- Given instruction -
From the first line of the data below through the line holding "const yTickValues = [0, 10, 20, 30, 40, 50, 60, 70];", output each line exactly and leave the pictures out.

- Given information -
☆ ☆ ☆ ☆ ☆

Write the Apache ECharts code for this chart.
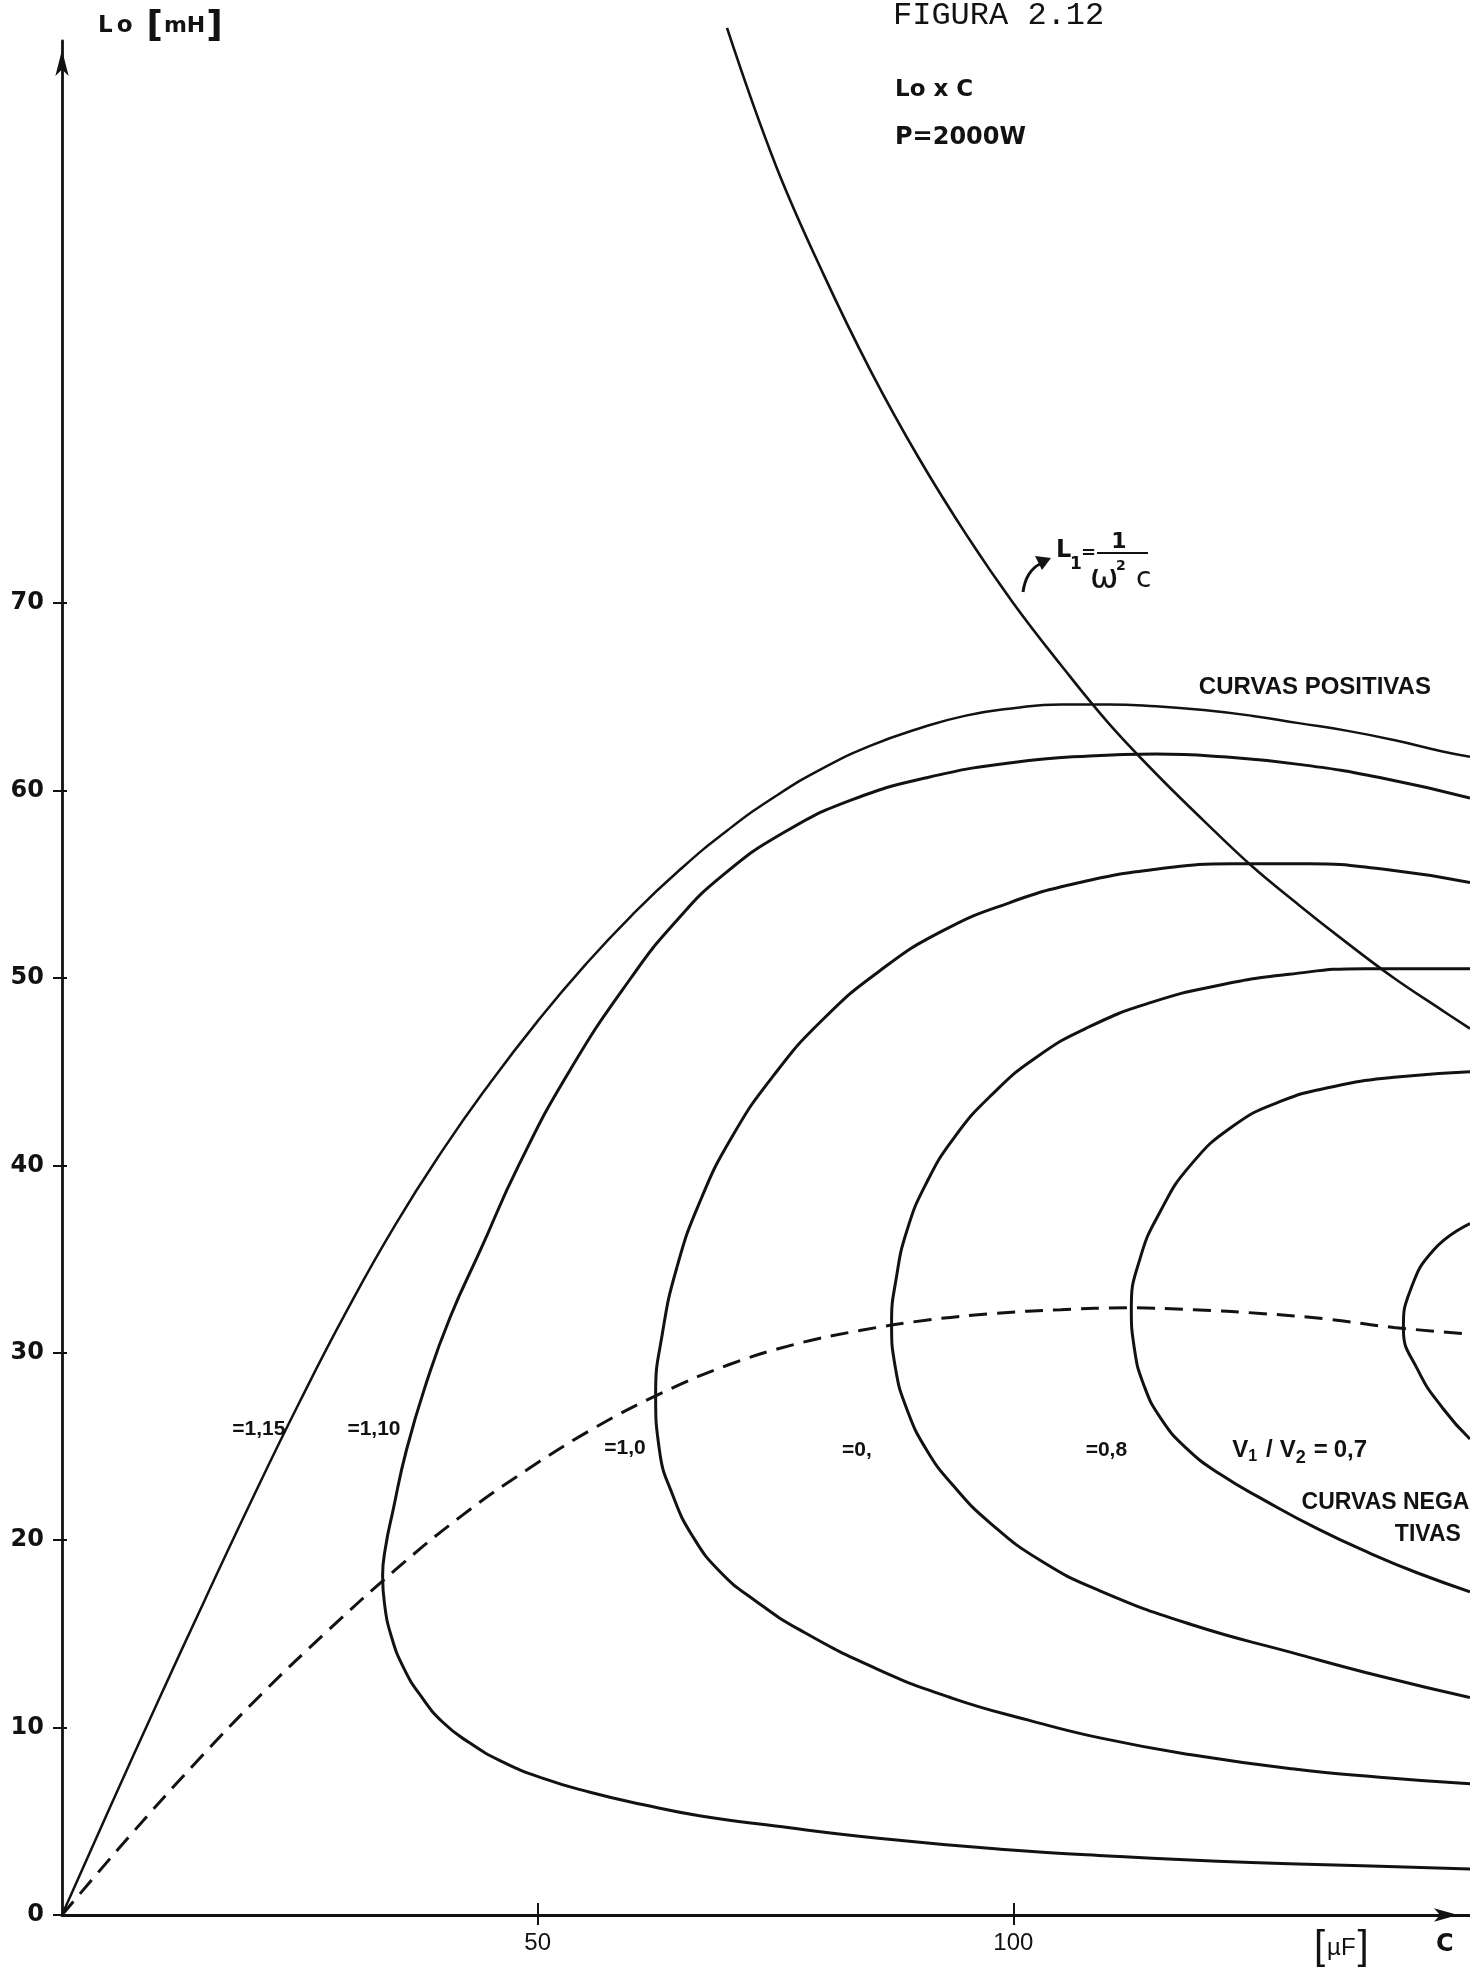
<!DOCTYPE html>
<html lang="pt">
<head>
<meta charset="utf-8">
<title>Figura 2.12 — Lo x C</title>
<script src="https://cdn.jsdelivr.net/npm/echarts@6.0.0/dist/echarts.min.js"></script>
<style>
  html, body { margin: 0; padding: 0; background: #ffffff; }
  #chart { width: 1470px; height: 1967px; }
</style>
</head>
<body>
<div id="chart"></div>
<script>
// Indutância Lo [mH] em função da capacitância C [µF] para P = 2000 W:
// curvas de razão V1/V2 constante, lugar dos pontos de mínima capacitância
// (tracejado) e curva de ressonância L1 = 1/(ω²C).

const xTickValues = [50, 100];
const yTickValues = [0, 10, 20, 30, 40, 50, 60, 70];

// pontos [C (µF), Lo (mH)]
const curveV115 = [[0,0],[5,5.7],[10,11.3],[15,16.8],[20,22.2],[25,27.4],[30,32.3],[35,36.8],[40,40.8],[45,44.4],[50,47.7],[55,50.7],[60,53.4],[65,55.8],[70,57.9],[75,59.7],[80,61.2],[85,62.4],[90,63.3],[95,64.0],[100,64.4],[105,64.6],[110,64.6],[115,64.5],[120,64.3],[125,64.0],[130,63.6],[135,63.2],[140,62.7],[145,62.1],[148,61.8]];
const curveV110 = [[148,2.45],[138.5,2.6],[125,2.8],[110,3.15],[99,3.5],[85.8,4.1],[75,4.75],[67,5.3],[61,5.9],[55.5,6.55],[50.5,7.3],[46.2,8.2],[42.8,9.2],[40.0,10.3],[37.7,11.7],[35.9,13.2],[34.6,14.9],[33.9,16.6],[33.7,18.1],[34.0,19.6],[34.8,21.6],[36.2,24.8],[38.3,28.4],[40.8,31.9],[44.0,35.5],[48.0,40.0],[53.3,45.0],[59.8,50.0],[64.5,53.0],[69.5,55.5],[76,57.8],[83,59.5],[91,60.7],[100,61.5],[108,61.85],[115,61.95],[122,61.8],[130,61.4],[138.5,60.7],[148,59.6]];
const curveV100 = [[148,7.0],[138.5,7.35],[129.3,7.8],[118.7,8.55],[109.1,9.45],[101.6,10.4],[93.7,11.55],[85.8,13.1],[77.6,15.2],[72.8,16.8],[69.2,18.3],[66.3,20.2],[64.2,22.4],[62.8,24.8],[62.4,27.8],[63.1,31.0],[64.6,34.5],[67.0,38.0],[70.4,41.5],[74.8,44.8],[80.0,47.8],[86.0,50.4],[92.5,52.5],[99.5,54.0],[107,55.1],[115,55.8],[123,56.1],[131,56.1],[139,55.8],[148,55.1]];
const curveV090 = [[148,11.6],[138.5,12.75],[129.3,14.0],[118.7,15.5],[109.1,17.3],[102.9,18.9],[97.6,20.9],[93.7,22.9],[90.9,24.8],[88.8,27.0],[87.6,29.2],[87.2,31.6],[87.7,34.0],[88.8,36.5],[90.8,39.0],[93.8,41.5],[97.8,43.8],[102.5,45.8],[108,47.4],[114.5,48.7],[121.5,49.6],[129,50.2],[137,50.5],[148,50.5]];
const curveV080 = [[148,17.25],[142.5,18.25],[137.5,19.3],[132,20.6],[126.5,22.1],[121.8,23.5],[118.2,24.9],[115.5,26.5],[113.7,28.3],[112.7,30.3],[112.4,32.4],[113.3,35.0],[115.4,37.5],[118.6,40.0],[123.1,42.1],[128.0,43.4],[133.6,44.2],[140.0,44.7],[148,45.0]];
const curveV070 = [[148,36.9],[144.2,35.5],[141.7,33.3],[141.0,31.3],[142.5,29.1],[145.2,27.0],[148,25.4]];
const minimumLocus = [[0,0],[7,4.15],[14,8.1],[21,11.8],[28,15.2],[35,18.4],[42,21.3],[49,23.8],[56,26.0],[63,27.85],[70,29.35],[77,30.45],[84,31.2],[91,31.75],[98,32.1],[105,32.3],[112,32.4],[119,32.3],[126,32.1],[133,31.8],[140,31.35],[148,31.0]];
const resonanceL1 = [[69.9,100.7],[75,93.4],[80,87.6],[85,82.4],[90,77.8],[95,73.7],[100,70.0],[105,66.7],[110,63.6],[115,60.9],[120,58.4],[125,56.0],[130,53.9],[135,51.9],[140,50.0],[145,48.3],[148,47.3]];

const INK = '#121212';
const SANS = '"DejaVu Sans", sans-serif';
const LETTER = '"Liberation Sans", Arial, sans-serif';
const MONO = '"Liberation Mono", "DejaVu Sans Mono", monospace';
const X_MAX = 148;
const Y_MAX = 100;

// medição de texto (para compor índices e escolher a família estreita)
const measureCtx = document.createElement('canvas').getContext('2d');
function fontOf(size, weight, family) { return (weight || 'normal') + ' ' + size + 'px ' + family; }
function textWidth(str, font) { measureCtx.font = font; return measureCtx.measureText(str).width; }
function narrowFamily() {
  const probe = '=1,15 CURVAS 100';
  const base = textWidth(probe, 'bold 24px ' + LETTER);
  const fam = '"Liberation Sans Narrow", ' + LETTER;
  if (textWidth(probe, 'bold 24px ' + fam) < base * 0.9) return { family: fam, narrow: true };
  return { family: LETTER, narrow: false };
}
const NARROW = narrowFamily();

function curve(name, data, extra) {
  return Object.assign({
    name: name,
    type: 'line',
    data: data,
    smooth: 0.5,
    symbol: 'none',
    showSymbol: false,
    silent: true,
    z: 3,
    lineStyle: { color: INK, width: 3 }
  }, extra || {});
}

const chart = echarts.init(document.getElementById('chart'));

chart.setOption({
  animation: false,
  backgroundColor: '#ffffff',
  grid: { left: 62, right: 0, top: 41, bottom: 52, containLabel: false, outerBoundsMode: 'none' },
  xAxis: [
    {
      type: 'value', min: 0, max: X_MAX, position: 'bottom',
      axisLine: {
        show: true, onZero: true,
        lineStyle: { color: INK, width: 3.2 },
        symbol: ['none', 'arrow'], symbolSize: [10, 24], symbolOffset: [0, -12]
      },
      axisTick: { show: true, customValues: xTickValues, length: 10, lineStyle: { color: INK, width: 2 } },
      axisLabel: { show: true, customValues: xTickValues, margin: 16, color: INK, fontFamily: NARROW.family, fontSize: NARROW.narrow ? 27 : 24 },
      splitLine: { show: false }
    },
    {
      type: 'value', min: 0, max: X_MAX, position: 'bottom',
      axisLine: { show: false },
      axisTick: { show: true, inside: true, customValues: xTickValues, length: 12, lineStyle: { color: INK, width: 2 } },
      axisLabel: { show: false },
      splitLine: { show: false }
    }
  ],
  yAxis: [
    {
      type: 'value', min: 0, max: Y_MAX, position: 'left',
      axisLine: {
        show: true, onZero: true,
        lineStyle: { color: INK, width: 2.8 },
        symbol: ['none', 'arrow'], symbolSize: [10, 26], symbolOffset: [0, -9]
      },
      axisTick: { show: true, customValues: yTickValues, length: 9, lineStyle: { color: INK, width: 2 } },
      axisLabel: { show: true, customValues: yTickValues, margin: 18, color: INK, fontFamily: SANS, fontWeight: 'bold', fontSize: 24 },
      splitLine: { show: false }
    },
    {
      type: 'value', min: 0, max: Y_MAX, position: 'left',
      axisLine: { show: false },
      axisTick: { show: true, inside: true, customValues: yTickValues, length: 5, lineStyle: { color: INK, width: 2 } },
      axisLabel: { show: false },
      splitLine: { show: false }
    }
  ],
  series: [
    curve('V1/V2 = 1,15', curveV115, { lineStyle: { color: INK, width: 2.5 } }),
    curve('V1/V2 = 1,10', curveV110),
    curve('V1/V2 = 1,0', curveV100),
    curve('V1/V2 = 0,9', curveV090),
    curve('V1/V2 = 0,8', curveV080),
    curve('V1/V2 = 0,7', curveV070),
    curve('mínimo', minimumLocus, { smooth: 0.4, lineStyle: { color: INK, width: 3, type: [18, 10] } }),
    curve('L1 = 1/(ω²C)', resonanceL1, { clip: false, smooth: 0.4, lineStyle: { color: INK, width: 2.6 } })
  ]
});

// ---- texto e anotações ----
function textEl(str, x, y, size, opts) {
  opts = opts || {};
  return {
    type: 'text', silent: true, z: 10,
    style: {
      text: str, x: x, y: y,
      font: fontOf(size, opts.weight, opts.family || LETTER),
      fill: INK, textAlign: opts.align || 'left', textVerticalAlign: opts.valign || 'middle'
    }
  };
}
// sequência de pedaços lado a lado (índices, expoentes)
function textRun(pieces, x, y, family, weight) {
  const out = [];
  let cx = x;
  pieces.forEach(function (p) {
    const f = fontOf(p.size, p.weight || weight, family);
    out.push({
      type: 'text', silent: true, z: 10,
      style: { text: p.t, x: cx, y: y + (p.dy || 0), font: f, fill: INK, textAlign: 'left', textVerticalAlign: 'middle' }
    });
    cx += textWidth(p.t, f) + (p.gap || 0);
  });
  return out;
}
function toPx(c, l) { return chart.convertToPixel({ seriesIndex: 0 }, [c, l]); }

const curveLabels = [
  { text: '=1,15', at: [17.9, 25.9] },
  { text: '=1,10', at: [30.0, 25.9] },
  { text: '=1,0', at: [57.0, 24.9] },
  { text: '=0,', at: [82.0, 24.8] },
  { text: '=0,8', at: [107.6, 24.8] }
];
const labelSize = NARROW.narrow ? 24 : 21;

const graphics = [];

// título e condições
graphics.push(textEl('FIGURA 2.12', 893, 16, 32, { family: MONO }));
graphics.push(textEl('Lo x C', 895, 90, 23, { family: SANS, weight: 'bold' }));
graphics.push(textEl('P=2000W', 895, 138, 24, { family: SANS, weight: 'bold' }));

// nome do eixo vertical
textRun([
  { t: 'L', size: 23, gap: 4 },
  { t: 'o', size: 23, gap: 14 },
  { t: '[', size: 36, gap: 1, dy: 1 },
  { t: 'mH', size: 22, gap: 1 },
  { t: ']', size: 36, dy: 1 }
], 98, 26, SANS, 'bold').forEach(function (g) { graphics.push(g); });

// unidade e nome do eixo horizontal
textRun([
  { t: '[', size: 40, gap: 2 },
  { t: 'µF', size: 24, gap: 2 },
  { t: ']', size: 40 }
], 1314, 1948, LETTER, 'normal').forEach(function (g) { graphics.push(g); });
graphics.push(textEl('C', 1436, 1945, 24, { family: SANS, weight: 'bold' }));

// rótulos das curvas
curveLabels.forEach(function (lb) {
  const p = toPx(lb.at[0], lb.at[1]);
  graphics.push(textEl(lb.text, p[0], p[1], labelSize, { weight: 'bold', family: NARROW.family }));
});

// V1/V2 = 0,7
(function () {
  const p = toPx(123.0, 24.8);
  textRun([
    { t: 'V', size: 24 },
    { t: '1', size: 16, dy: 6, gap: 9 },
    { t: '/', size: 24, gap: 7 },
    { t: 'V', size: 24 },
    { t: '2', size: 18, dy: 8, gap: 8 },
    { t: '=', size: 24, gap: 6 },
    { t: '0,7', size: 24 }
  ], p[0], p[1], LETTER, 'bold').forEach(function (g) { graphics.push(g); });
})();

// CURVAS POSITIVAS / NEGATIVAS
(function () {
  const a = toPx(119.5, 65.5);
  graphics.push(textEl('CURVAS POSITIVAS', a[0], a[1], 24, { weight: 'bold' }));
  const b = toPx(130.3, 22.0);
  graphics.push(textEl('CURVAS NEGA', b[0], b[1], 23, { weight: 'bold' }));
  const c = toPx(140.1, 20.3);
  graphics.push(textEl('TIVAS', c[0], c[1], 23, { weight: 'bold' }));
})();

// fórmula de L1 com seta
graphics.push({
  type: 'bezierCurve', silent: true, z: 10,
  shape: { x1: 1023, y1: 592, x2: 1040, y2: 564, cpx1: 1026, cpy1: 571 },
  style: { stroke: INK, lineWidth: 3, fill: null }
});
graphics.push({
  type: 'polygon', silent: true, z: 10,
  shape: { points: [[1051, 558], [1035, 556], [1042, 570]] },
  style: { fill: INK }
});
graphics.push(textEl('L', 1056, 551, 24, { family: SANS, weight: 'bold' }));
graphics.push(textEl('1', 1070, 565, 17, { family: SANS, weight: 'bold' }));
graphics.push(textEl('=', 1081, 553, 18, { family: SANS, weight: 'bold' }));
graphics.push(textEl('1', 1119, 542, 22, { family: SANS, weight: 'bold', align: 'center' }));
graphics.push({
  type: 'line', silent: true, z: 10,
  shape: { x1: 1097, y1: 553, x2: 1148, y2: 553 },
  style: { stroke: INK, lineWidth: 2 }
});
graphics.push(textEl('ω', 1090, 579, 34, { family: SANS }));
graphics.push(textEl('2', 1116, 566, 14, { family: SANS, weight: 'bold' }));
graphics.push(textEl('c', 1136, 580, 28, { family: SANS }));

chart.setOption({ graphic: { elements: graphics } });
</script>
</body>
</html>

☆ ☆ ☆ ☆ ☆

- Full output -
Write the Apache ECharts code for this chart.
<!DOCTYPE html>
<html lang="pt">
<head>
<meta charset="utf-8">
<title>Figura 2.12 — Lo x C</title>
<script src="https://cdn.jsdelivr.net/npm/echarts@6.0.0/dist/echarts.min.js"></script>
<style>
  html, body { margin: 0; padding: 0; background: #ffffff; }
  #chart { width: 1470px; height: 1967px; }
</style>
</head>
<body>
<div id="chart"></div>
<script>
// Indutância Lo [mH] em função da capacitância C [µF] para P = 2000 W:
// curvas de razão V1/V2 constante, lugar dos pontos de mínima capacitância
// (tracejado) e curva de ressonância L1 = 1/(ω²C).

const xTickValues = [50, 100];
const yTickValues = [0, 10, 20, 30, 40, 50, 60, 70];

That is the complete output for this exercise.